I had better skills this time. I was able to tell my daughter that I wasn’t going to last long at the mall. I told her to be prepared for me to drop the ax and pull her out of a store to head home at a moment’s notice. Which I ended up doing, but I managed to pay for what she’d selected before walking out. Back in the fresh air, I was able to relax. She suggested Starbucks, which I had already been thinking about because its the only way to get parking validated. Once back in the car driving home, with a half a protein bar and some coffee in me, I started to feel better. I thought about the addiction recovery mantra HALT: Hungry, Angry, Lonely, Tired. If you are one of those, don’t make a decision. It applies to grief as well. Any one of those four things will cause me to spiral into a deep wave of grief. The calories and caffeine lifted me back up, and we were able to make one more back to school shopping stop on the way home.
“You certainly perked up,” my daughter said.
“Yes, I do feel better, thank you for noticing.”
“Do you do this every day? This up and down?”she asked.
“I do. His death is the first thing on my mind in the morning, and it is the last thing on my mind before I fall asleep. Every day is different, but every day I am riding the roller coaster.”
“You are so strong, Mom, I don’t know how you do it.”
“I don’t feel that strong, honey. It is what I am going through right now. I don’t really have a choice, do I?”
She reached for my hand while silent tears slid down my cheeks.
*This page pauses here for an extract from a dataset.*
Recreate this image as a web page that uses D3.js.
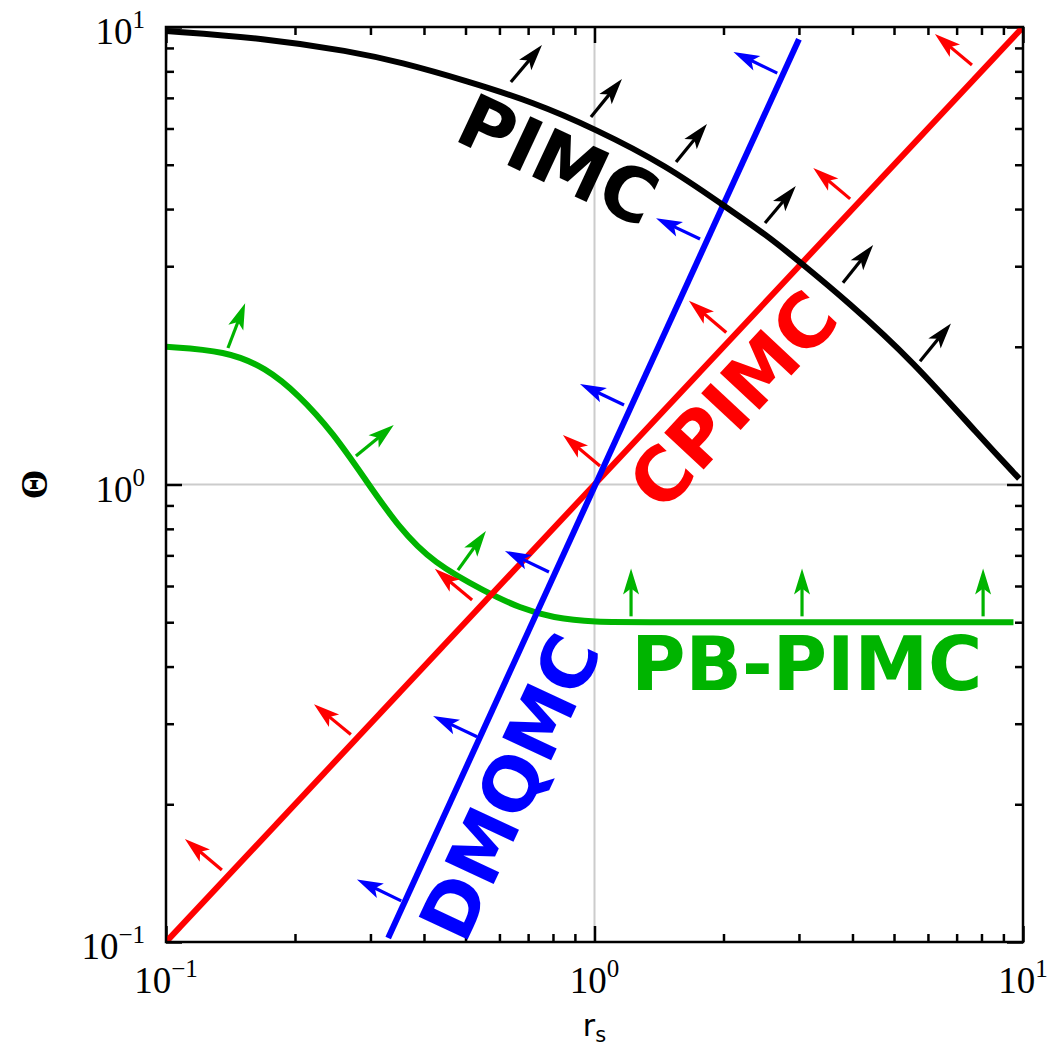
<!DOCTYPE html>
<html><head><meta charset="utf-8">
<script src="https://cdn.jsdelivr.net/npm/d3@7"></script>
<style>body{margin:0;background:#fff}</style>
</head><body>
<svg id="chart" width="1061" height="1055"></svg>
<script>
// ---------- data ----------
const xDomain = [0.1, 10];
const yDomain = [0.1, 10];
const majorTicks = [0.1, 1, 10];
const majorExps = ["\u22121", "0", "1"];
const minorTicks = [0.2,0.3,0.4,0.5,0.6,0.7,0.8,0.9,2,3,4,5,6,7,8,9];
const gridX = [1];
const gridY = [1];

const cpimcLine = [[0.1, 0.1], [10, 10]];
const dmqmcLine = [[0.33, 0.102], [3.0, 9.4]];
const pimcCurve = [[0.1,9.80],[0.17,9.45],[0.269,8.85],[0.352,8.38],[0.504,7.62],[0.719,6.85],[1.0,6.0],
  [1.476,4.97],[1.995,4.08],[2.53,3.50],[3.02,3.06],[3.88,2.52],[5.54,1.86],[7.94,1.27],[9.8,1.03]];
const pbpimcCurve = [[0.1,2.0],[0.138,1.96],[0.171,1.80],[0.204,1.57],[0.245,1.30],[0.293,1.02],
  [0.350,0.803],[0.420,0.674],[0.558,0.582],[0.670,0.537],[0.800,0.511],[1.0,0.5],[1.3,0.5],[9.5,0.5]];

// arrows: [rsTail, thetaTail, rsTip, thetaTip]
const pimcArrows = [[0.638,7.58,0.754,9.13],[0.981,6.36,1.159,7.70],[1.550,5.07,1.830,6.14],
  [2.50,3.73,2.95,4.49],[3.80,2.76,4.47,3.34],[5.75,1.86,6.79,2.25]];
const dmqmcArrows = [[2.67,7.93,2.11,8.82],[1.763,3.44,1.392,3.82],[1.172,1.492,0.925,1.659],
  [0.783,0.644,0.618,0.716],[0.532,0.281,0.420,0.312],[0.354,0.123,0.279,0.137]];
const cpimcArrows = [[7.60,8.26,6.23,9.65],[3.95,4.21,3.24,4.92],[2.03,2.15,1.661,2.52],
  [1.030,1.098,0.844,1.283],[0.518,0.559,0.424,0.654],[0.270,0.284,0.2215,0.331],[0.135,0.1437,0.1107,0.168]];
const pbpimcArrows = [[0.1395,1.988,0.153,2.49],[0.2775,1.154,0.340,1.349],[0.480,0.650,0.558,0.791],
  [1.217,0.515,1.217,0.655],[3.05,0.515,3.05,0.655],[8.07,0.515,8.07,0.655]];

// labels: [text, rs, theta, rotation]
const methodLabels = [["PIMC",0.822,5.12,25],["CPIMC",2.105,1.53,-47],["DMQMC",0.635,0.218,-65],["PB-PIMC",3.13,0.405,0]];
const methodColors = {"PIMC":"#000000","CPIMC":"#ff0000","DMQMC":"#0000ff","PB-PIMC":"#00b400"};

// ---------- drawing ----------
const svg = d3.select("#chart");
const L = 166, R = 1023, T = 27, B = 942;
const x = d3.scaleLog().domain(xDomain).range([L, R]);
const y = d3.scaleLog().domain(yDomain).range([B, T]);

svg.append("defs").append("clipPath").attr("id","clip")
  .append("rect").attr("x",L).attr("y",T).attr("width",R-L).attr("height",B-T);

// grid
const g = svg.append("g");
g.selectAll(".gx").data(gridX).join("line").attr("x1",d=>x(d)).attr("x2",d=>x(d))
  .attr("y1",T).attr("y2",B).attr("stroke","#cccccc").attr("stroke-width",2);
g.selectAll(".gy").data(gridY).join("line").attr("y1",d=>y(d)).attr("y2",d=>y(d))
  .attr("x1",L).attr("x2",R).attr("stroke","#cccccc").attr("stroke-width",2);

// axes (inward ticks all around)
function styleAxis(sel){ sel.select(".domain").remove(); sel.selectAll("line").attr("stroke","#000").attr("stroke-width",2.5); sel.selectAll("text").remove(); }
const axes = [
  [d3.axisBottom(x), `translate(0,${B})`],
  [d3.axisTop(x), `translate(0,${T})`],
  [d3.axisLeft(y), `translate(${L},0)`],
  [d3.axisRight(y), `translate(${R},0)`]
];
axes.forEach(([ax, tr]) => {
  svg.append("g").attr("transform", tr).call(ax.tickValues(majorTicks).tickSize(-16).tickFormat(()=>"")).call(styleAxis);
  svg.append("g").attr("transform", tr).call(ax.tickValues(minorTicks).tickSize(-8).tickFormat(()=>"")).call(styleAxis);
});

// curves
const line = d3.line().x(d=>x(d[0])).y(d=>y(d[1]));
const smooth = d3.line().x(d=>x(d[0])).y(d=>y(d[1])).curve(d3.curveBasis);
const plot = svg.append("g").attr("clip-path","url(#clip)");
const LW = 6;
plot.append("path").datum(pbpimcCurve).attr("d",smooth).attr("fill","none").attr("stroke",methodColors["PB-PIMC"]).attr("stroke-width",LW);
plot.append("path").datum(cpimcLine).attr("d",line).attr("fill","none").attr("stroke",methodColors["CPIMC"]).attr("stroke-width",LW);
plot.append("path").datum(dmqmcLine).attr("d",line).attr("fill","none").attr("stroke",methodColors["DMQMC"]).attr("stroke-width",LW);
plot.append("path").datum(pimcCurve).attr("d",smooth).attr("fill","none").attr("stroke",methodColors["PIMC"]).attr("stroke-width",LW);

// arrows
function drawArrows(arr, color){
  arr.forEach(a => {
    const x0=x(a[0]), y0=y(a[1]), x1=x(a[2]), y1=y(a[3]);
    const dx=x1-x0, dy=y1-y0, len=Math.hypot(dx,dy);
    const ux=dx/len, uy=dy/len, px=-uy, py=ux;
    const hl=26, hw=8, notch=20;
    plot.append("line").attr("x1",x0).attr("y1",y0).attr("x2",x1-ux*(notch-2)).attr("y2",y1-uy*(notch-2))
      .attr("stroke",color).attr("stroke-width",3.2);
    const pts=[[x1,y1],[x1-ux*hl+px*hw,y1-uy*hl+py*hw],[x1-ux*notch,y1-uy*notch],[x1-ux*hl-px*hw,y1-uy*hl-py*hw]];
    plot.append("path").attr("d","M"+pts.map(p=>p.join(",")).join("L")+"Z").attr("fill",color).attr("stroke","none");
  });
}
drawArrows(pimcArrows, methodColors["PIMC"]);
drawArrows(dmqmcArrows, methodColors["DMQMC"]);
drawArrows(cpimcArrows, methodColors["CPIMC"]);
drawArrows(pbpimcArrows, methodColors["PB-PIMC"]);

// method labels
svg.selectAll(".mlab").data(methodLabels).join("text")
  .attr("transform", d=>`translate(${x(d[1])},${y(d[2])}) rotate(${d[3]})`)
  .attr("text-anchor","middle").attr("dominant-baseline","central")
  .attr("font-family","'DejaVu Sans'").attr("font-weight","bold").attr("font-size",74)
  .attr("fill", d=>methodColors[d[0]]).text(d=>d[0]);

// frame
svg.append("rect").attr("x",L).attr("y",T).attr("width",R-L).attr("height",B-T)
  .attr("fill","none").attr("stroke","#000").attr("stroke-width",2.5);

// tick labels
const serif = "'Liberation Serif','Times New Roman',serif";
majorTicks.forEach((v,i) => {
  const tx = svg.append("text").attr("x", x(v)).attr("y", B+51).attr("text-anchor","middle")
    .attr("font-family",serif).attr("font-size",37);
  tx.append("tspan").text("10");
  tx.append("tspan").attr("dy",-16).attr("font-size",25).text(majorExps[i]);
  const ty = svg.append("text").attr("x", 145).attr("y", y(v)+17).attr("text-anchor","end")
    .attr("font-family",serif).attr("font-size",37);
  ty.append("tspan").text("10");
  ty.append("tspan").attr("dy",-16).attr("font-size",25).text(majorExps[i]);
});

// axis titles
const xt = svg.append("text").attr("x",(L+R)/2).attr("y",1036).attr("text-anchor","middle")
  .attr("font-family","'DejaVu Sans'").attr("font-size",30);
xt.append("tspan").text("r");
xt.append("tspan").attr("dy",6).attr("font-size",21).text("s");
svg.append("text").attr("transform",`translate(34,${(T+B)/2}) rotate(-90)`)
  .attr("text-anchor","middle").attr("dominant-baseline","central")
  .attr("font-family",serif).attr("font-weight","bold").attr("font-size",38).text("\u0398");
</script>
</body></html>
It was a lovely conversation between a grieving mother and her teenage daughter. I can’t believe it was us. I can’t believe this is the reality of our lives now. I don’t think she realized that she loved him, and I don’t realize she thought about his effect on us while he was here. The other day, she said, “The house just seemed warmer whenever he was here.”
My thoughts tonight, after she’s in bed, after having dinner with a few loving and caring friends, are foreign. They are new, and I don’t know what to do with them except write them down and examine them. I knew Rupert through Alexius, or Lex as we called him, who became suddenly terminally ill while I was pregnant with Alexa. “If you are gone when my daughter is born, I will name her after you.” He died two weeks later. That was eleven years ago, and though I think of him nearly every day, I have come to peace with his death. I had my time with Alexius, he was my brother from another mother, my role model, my friend. I cherish the time we had together, and I hold his lessons close. I will forever hold him in my heart, and I accept that he is gone.
Tonight, somehow, I am right there with Rupert. RIGHT THERE. I am so glad he was in my life, I am so glad I got to love him and have his love. It is amazing that he came back into my life two years ago, and we were able to create love magic together just before his death. We thought it was forever, but there is no such thing. He never expected to grow old. He and his brother had a pact to live to 63. His parents both died of cancer at the same age but several years apart, long since divorced and remarried. Right now, in this moment, I am able to cherish the time I had with Rupert and know that it is behind me. It is over, but I will forever hold him in my heart, and I accept that he is gone.
Is this where I will be in eleven years? Because right now it feels ever so fleeting.
Yet again, one more good night that follows a bad day, just like the bad nights that follow the good days, I find myself holding on to a feeling of peace, wishing it would stay, all the while knowing this roller coaster has more curves, steep inclines, and sharp drops ahead.